Please give it a try and I am sure you will love it. This dish is a real treat for kids.


Prep time: 10 mins. Cook time: 10 mins. Total time: 20 mins.

Author: Curry for the Soul

Recipe Type: Scrumptious Seafood

Cuisine: South Indian

Serves: 6


  • 2 tbsp coriander seeds

  • 1 tbsp cumin seeds

  • 1/4 tsp peppercorns

  • 7-8 Kashmiri dry chillies (can add more if you want more spicy)

  • 1" cinnamon

  • 4 cloves

  • 4 tbsp coconut oil

  • 1" piece ginger, chopped

  • 2 garlic cloves, chopped

  • 1 onion, sliced

  • 1/4 tsp turmeric powder

  • 2 tbsp lime juice

  • 1 cup desiccated coconut

  • 1 tsp mustard seeds

  • 10-15 curry leaves

  • 1 tsp salt (check the salt at the end and adjust because crab shells are salty)

  • water for grinding masala and for curry


  1. Heat a pan and dry roast coriander seeds, cumin seeds, peppercorns, cinnamon, cloves, Kashmiri dry red chillies until aromatic

  2. Transfer them to a mixie

  3. Heat some oil and saute ginger, garlic and sliced onion until onion turns golden brown

  4. Add it to the mixie.

  5. Add turmeric powder, lime juice and 1/2 cup water to make a fine paste

  6. Add desiccated coconut to the ground masala and pulse it for a few seconds.

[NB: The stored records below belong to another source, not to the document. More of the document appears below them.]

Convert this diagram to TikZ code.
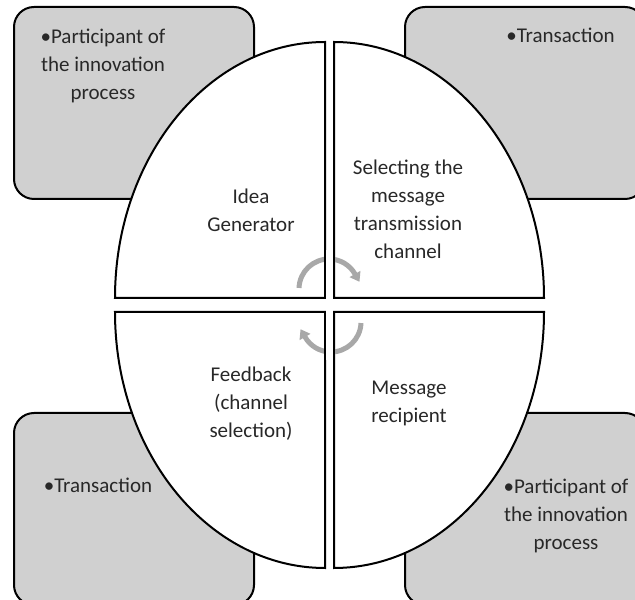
\documentclass[tikz,border=0pt]{standalone}
\usepackage{fontspec}
\setmainfont{Carlito}
\usetikzlibrary{arrows.meta}
\definecolor{boxgray}{RGB}{208,208,208}
\definecolor{arcgray}{RGB}{168,168,168}
\definecolor{txt}{RGB}{40,40,40}
\begin{document}
\begin{tikzpicture}[x=1pt,y=1pt,
  sidebox/.style={draw=black, line width=2pt, fill=boxgray, rounded corners=20pt,
    minimum width=240pt, minimum height=192pt, inner sep=0pt},
  quad/.style={fill=white, draw=black, line width=2pt},
  edge/.style={draw=black, line width=2pt},
  lbl/.style={font=\fontsize{21}{28}\selectfont, text=txt, align=center, inner sep=0pt},
  cyc/.style={draw=arcgray, line width=5pt, -{Triangle[length=9pt,width=12pt]}}]
\useasboundingbox (0,0) rectangle (635,600);
\clip (0,0) rectangle (635,600);
% side boxes
\node[sidebox] (boxTL) at (134,497) {};
\node[sidebox] (boxTR) at (525,497) {};
\node[sidebox] (boxBL) at (134,91) {};
\node[sidebox] (boxBR) at (525,91) {};
% quadrants
\path[quad] (325,302) -- (115,302) arc[start angle=180,end angle=90,x radius=210,y radius=256] -- cycle;
\path[quad] (334,302) -- (544,302) arc[start angle=0,end angle=90,x radius=210,y radius=256] -- cycle;
\path[quad] (325,288) -- (115,288) arc[start angle=180,end angle=270,x radius=210,y radius=256] -- cycle;
\path[quad] (334,288) -- (544,288) arc[start angle=0,end angle=-90,x radius=210,y radius=256] -- cycle;
% cycle arrows
\coordinate (ctop) at (329,311);
\coordinate (cbot) at (331,278);
\draw[cyc] ([shift={(178:30)}]ctop) arc[start angle=178,end angle=30,radius=30] -- ++(-60:9);
\draw[cyc] ([shift={(-2:30)}]cbot) arc[start angle=-2,end angle=-150,radius=30] -- ++(120:9);
\fill[white] (326.1,240) rectangle (332.9,350);
\draw[edge] (325,302) -- (325,350);
\draw[edge] (334,302) -- (334,350);
\draw[edge] (325,240) -- (325,288);
\draw[edge] (334,240) -- (334,288);
% box texts
\node[lbl] (tTL) at (103,534.5) {\textbullet Participant of\\the innovation\\process};
\node[lbl, anchor=base] (tTR) at (560.5,557) {\textbullet Transaction};
\node[lbl, anchor=base] (tBL) at (98,107) {\textbullet Transaction};
\node[lbl] (tBR) at (566,84) {\textbullet Participant of\\the innovation\\process};
% quadrant texts
\node[lbl] (qTL) at (251,389.5) {Idea\\Generator};
\node[lbl] (qTR) at (408,390.5) {Selecting the\\message\\transmission\\channel};
\node[lbl] (qBR) at (409,196.5) {Message\\recipient};
\node[lbl] (qBL) at (251,196.5) {Feedback\\(channel\\selection)};
\end{tikzpicture}
\end{document}
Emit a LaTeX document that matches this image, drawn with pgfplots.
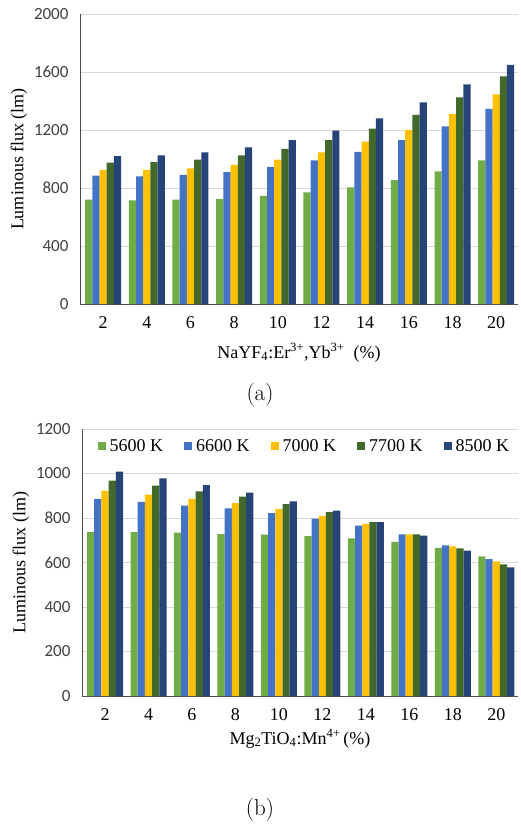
\documentclass[border=0pt]{standalone}
\usepackage{fontspec}
\usepackage{pgfplots}
\pgfplotsset{compat=1.18}
\newfontfamily\carlito{Carlito}
\newfontfamily\tnr{Liberation Serif}
\definecolor{cgreen}{HTML}{70AD47}
\definecolor{cblue}{HTML}{4472C4}
\definecolor{cyellow}{HTML}{FFC000}
\definecolor{cdgreen}{HTML}{43682B}
\definecolor{cnavy}{HTML}{264478}
\definecolor{tickgray}{HTML}{404040}
\pgfplotsset{
  lumbars/.style={
    scale only axis,
    anchor=south west,
    ybar=0pt, bar width=7.2pt,
    xmin=0.47, xmax=10.5, ymin=0,
    xtick={1,...,10}, xticklabels={2,4,6,8,10,12,14,16,18,20},
    axis x line*=bottom, axis y line*=left,
    axis line style={draw=black!70, line width=0.8pt},
    every outer x axis line/.append style={-}, every outer y axis line/.append style={-},
    major tick length=0pt,
    ymajorgrids, major grid style={draw=black!15, line width=0.8pt},
    /pgf/number format/1000 sep={},
    /pgf/number format/assume math mode=true,
    yticklabel style={font=\carlito\fontsize{17}{17}\selectfont, text=tickgray, xshift=-8pt},
    xticklabel style={font=\tnr\fontsize{18}{18}\selectfont, yshift=-9pt},
    ylabel style={font=\tnr\fontsize{18}{20}\selectfont},
    ylabel={Luminous flux (lm)},
    legend image code/.code={\fill[##1] (0pt,-4pt) rectangle (8pt,4pt);},
  },
}
\begin{document}
\begin{tikzpicture}
\useasboundingbox (0pt,0pt) rectangle (520pt,-830pt);
\begin{axis}[lumbars, at={(80pt,-304pt)}, width=438pt, height=290pt,
  ymax=2000, ytick={0,400,...,2000},
  xlabel style={font=\tnr\fontsize{18}{20}\selectfont, yshift=-8pt},
  xlabel={NaYF\textsubscript{4}:Er\textsuperscript{3+},Yb\textsuperscript{3+}\ \ (\%)}]
\addplot[fill=cgreen, draw=none] coordinates {(1,720) (2,715) (3,720) (4,725) (5,745) (6,770) (7,805) (8,855) (9,915) (10,990)};
\addplot[fill=cblue, draw=none] coordinates {(1,885) (2,880) (3,890) (4,910) (5,945) (6,990) (7,1050) (8,1130) (9,1225) (10,1345)};
\addplot[fill=cyellow, draw=none] coordinates {(1,925) (2,925) (3,935) (4,960) (5,995) (6,1045) (7,1120) (8,1200) (9,1310) (10,1445)};
\addplot[fill=cdgreen, draw=none] coordinates {(1,975) (2,978) (3,995) (4,1025) (5,1070) (6,1130) (7,1210) (8,1305) (9,1425) (10,1570)};
\addplot[fill=cnavy, draw=none] coordinates {(1,1020) (2,1025) (3,1045) (4,1080) (5,1130) (6,1195) (7,1280) (8,1390) (9,1515) (10,1650)};
\end{axis}
\node[font=\fontsize{23}{26}\selectfont] at (260pt,-395pt) {(a)};
\begin{axis}[lumbars, at={(82pt,-696pt)}, width=436pt, height=267pt,
  ymax=1200, ytick={0,200,...,1200},
  xlabel style={font=\tnr\fontsize{18}{20}\selectfont, yshift=-2pt},
  xlabel={Mg\textsubscript{2}TiO\textsubscript{4}:Mn\textsuperscript{4+}\,(\%)},
  legend style={at={(0.51,1)}, anchor=north, yshift=-6pt, draw=none, fill=none,
    font=\tnr\fontsize{18}{18}\selectfont, legend columns=5,
    /tikz/every even column/.append style={column sep=19pt},
    /tikz/every odd column/.append style={column sep=2pt}},
  legend cell align=left]
\addplot[fill=cgreen, draw=none] coordinates {(1,738) (2,736) (3,734) (4,728) (5,725) (6,719) (7,708) (8,693) (9,666) (10,628)};
\addplot[fill=cblue, draw=none] coordinates {(1,886) (2,873) (3,856) (4,843) (5,822) (6,797) (7,766) (8,726) (9,677) (10,615)};
\addplot[fill=cyellow, draw=none] coordinates {(1,922) (2,905) (3,886) (4,867) (5,840) (6,810) (7,774) (8,726) (9,672) (10,605)};
\addplot[fill=cdgreen, draw=none] coordinates {(1,968) (2,946) (3,920) (4,896) (5,862) (6,826) (7,781) (8,726) (9,663) (10,592)};
\addplot[fill=cnavy, draw=none] coordinates {(1,1008) (2,978) (3,948) (4,914) (5,875) (6,833) (7,781) (8,721) (9,653) (10,578)};
\legend{5600 K, 6600 K, 7000 K, 7700 K, 8500 K}
\end{axis}
\node[font=\fontsize{23}{26}\selectfont] at (260pt,-810pt) {(b)};
\end{tikzpicture}
\end{document}
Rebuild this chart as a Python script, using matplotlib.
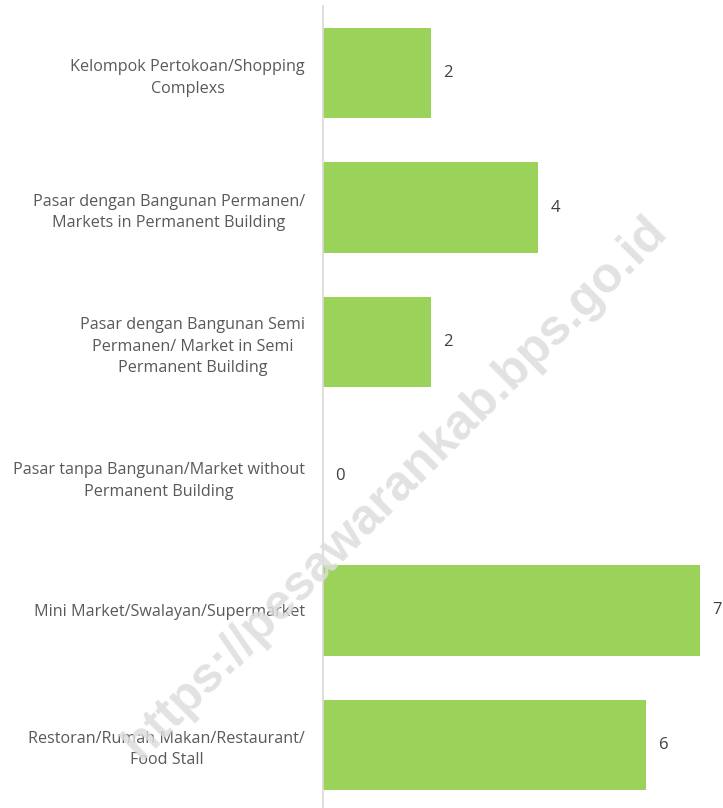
import matplotlib
matplotlib.use("Agg")
from matplotlib import pyplot as plt
import numpy as np

# categories (top to bottom) and counts
categories = [
    "Kelompok Pertokoan/Shopping\nComplexs",
    "Pasar dengan Bangunan Permanen/\nMarkets in Permanent Building",
    "Pasar dengan Bangunan Semi\nPermanen/ Market in Semi\nPermanent Building",
    "Pasar tanpa Bangunan/Market without\nPermanent Building",
    "Mini Market/Swalayan/Supermarket",
    "Restoran/Rumah Makan/Restaurant/\nFood Stall",
]
values = [2, 4, 2, 0, 7, 6]

plt.rcParams['font.family'] = ['Open Sans', 'DejaVu Sans']
txt_color = '#595959'

fig = plt.figure(figsize=(7.23, 8.08), dpi=100)
ax = fig.add_axes([323/723, -4/808, (700-323)/723, (808 - 6 + 4)/808])

ind = np.arange(len(values))
bars = ax.barh(ind, values, height=0.67, color='#9BD35A')
ax.set_ylim(len(values) - 0.5, -0.5)
ax.set_xlim(0, 7)

ax.set_yticks(ind)
ax.set_yticklabels(categories, fontsize=11.6, color=txt_color,
                   multialignment='center', linespacing=1.45)
ax.tick_params(axis='y', length=0, pad=13)
ax.set_xticks([])

for s in ['top', 'right', 'bottom']:
    ax.spines[s].set_visible(False)
ax.spines['left'].set_color('#d9d9d9')
ax.spines['left'].set_linewidth(1.2)

for b, v in zip(bars, values):
    ax.annotate(str(v), (b.get_width(), b.get_y() + b.get_height() / 2),
                xytext=(9, 0), textcoords='offset points', ha='left', va='center',
                fontsize=12, color='#404040', annotation_clip=False)

# watermark
fig.text(395/723, 1 - 488/808, "https://pesawarankab.bps.go.id", rotation=45,
         ha='center', va='center', fontsize=36, fontweight='bold',
         family='Liberation Sans', color='#dddddd', alpha=0.85, zorder=10)

fig.savefig("out.png", dpi=100)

Let it be coarse

  7. Heat 2 tbsp coconut oil in a deep pot and add mustard seeds

  8. When they splutter, lower the flame and add curry leaves

  9. Immediately add the ground masala and saute it for 2 minutes

  10. Add masala water, salt, cover the pot and bring the curry to a boil

  11. Add the cleaned crab and cook until the meat is tender and until the curry dries up to make crab sukka

  12. If you want crab curry, then don't dry the curry.